- by GJ Prasad
Rough and tough for AT1 investors
It has clearly been a tough 2018 for many asset classes and, within that, AT1 has not been spared. The asset class saw its first annual loss with most of the widely followed benchmark indices down 3% to 5%. The asset class has been hit by risk aversion, tail risk events and investor apathy.
However, it seems to me that within the credit world, AT1 has been hit hard more due to liquidity and momentum factors. It is becoming increasingly technical in terms of who holds it and driven by headline risk. Everything else in terms of valuation doesn’t seem to matter. My observations on a handful of AT1s reflect that it trades in a very tight space and ignores any concept of fundamental valuation.
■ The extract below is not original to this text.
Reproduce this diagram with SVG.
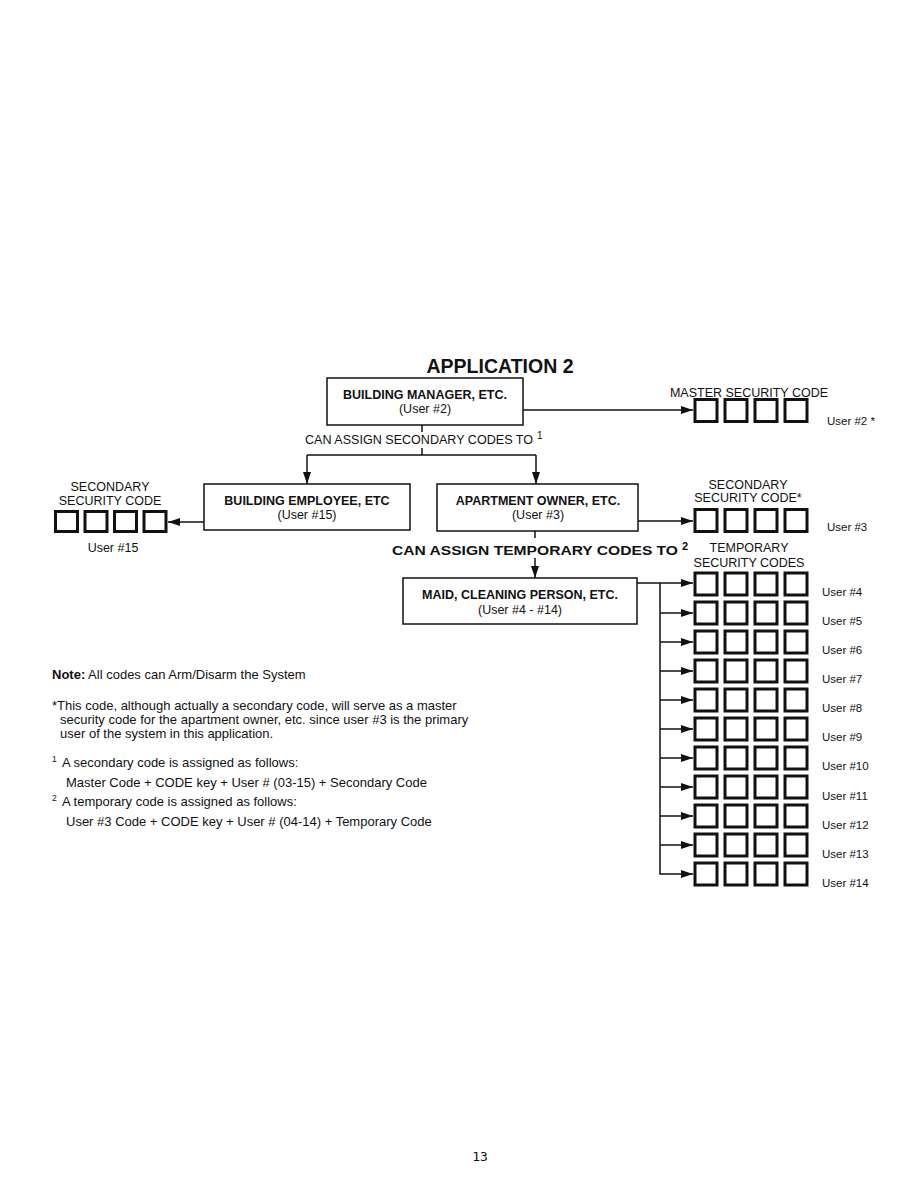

More so on a relative valuation basis either to equity and/or LT2 or Non-Preferred Senior.
Looking at the performance of AT1s issued by the European banks over the last 6 months, it is clear that much of the larger “underperformance” in certain names has been driven by idiosyncratic stories/themes – ISPIM and UCGIM impacted by Italian politics, BBVA by Turkey exposure, Danske Bank due to on-going operational risk related issues and 2018 vintage issues due to re-pricing of call risk.
A full-blown CDO type balance sheet analysis on some of the banks in my universe indicate significant relative value opportunities in both directions (long equity vs short AT1 in some cases and long AT1 and short AT1 in others) but finding the right notional amounts to use and the underlying liquidity to actually put it to work is even more challenging. Fundamentals are important, for sure, but it seems that market technicals seem to matter equally.
The importance of single name selection
In nearly all of the above names, the underperformance of equity to AT1 has been even more dramatic. Two observations – RV across issuers and/or capital structure has been the only effective way to manage the portfolio risks and the importance of deep-dive analysis in selecting single name exposure within the AT1 asset class.
Now comes the more difficult part – which single name exposures to own? Without going to specific names or issues at this stage, we could yet set up criteria to come up with a shortlist of names to own:
- Business model that is easy to understand with good visibility on both earnings and asset quality fronts
- Superior risk management framework as reflected in quality and consistency of earnings and credit underwriting over the economic cycle
- Solid capitalisation both at an absolute level and relative basis, especially on the leverage metric
- Low stock of NPLs and good reserve coverage, hence any big uptick in non-performing loans can still be absorbed by pre-provision income
- Self-sufficient funding and very little reliance on wholesale sources especially central bank funding
- ROE that is close (or even higher) to the issuer’s COE
- AT1 yield is significantly higher than dividend yield and AT1 coupons not at risk under most severe stress scenarios.
There are a number of large cap European banks that would meet most of the above criteria (if not all the criteria). I don’t want to give away those names as yet as I am sure you will find the exercise much more interesting.
Is it time for…?
Bye Bye – I believe we may yet see more price weakness as more investors figure out that this asset class is not for them. And if equities keep going lower, purely from a sentiment perspective, AT1s will get dragged lower. So maybe it is bye bye time for some tourist investors.
Buy – Having said that there are a number of issues that look attractive to own for long-term investors. Next comes the question of liquidity, as to who would be the marginal buyer of these AT1s in size and what is the clearing level for that. I believe that AT1s yielding 8% (and above) on a yield to call basis and 7% to 8% on a yield to perpetuity basis should find some decent interest.
And when it gets there, I believe specialist bank capital funds, distressed debt shops and private equity firms will want to own this – but as a price taker.
The asset class needs a certain type of deep pocket investor with locked in capital and one who is prepared to do the necessary deep-dive work both at an issuer level and at an issue level. And be able to slice and dice the balance sheet to estimate asset recovery values and its impact on capital structure. Finally, of course, have the ability to stomach the volatility as the markets price in one tail risk event to another. And don’t forget a specialist who understands the instrument, the issuer and the macro tail risks.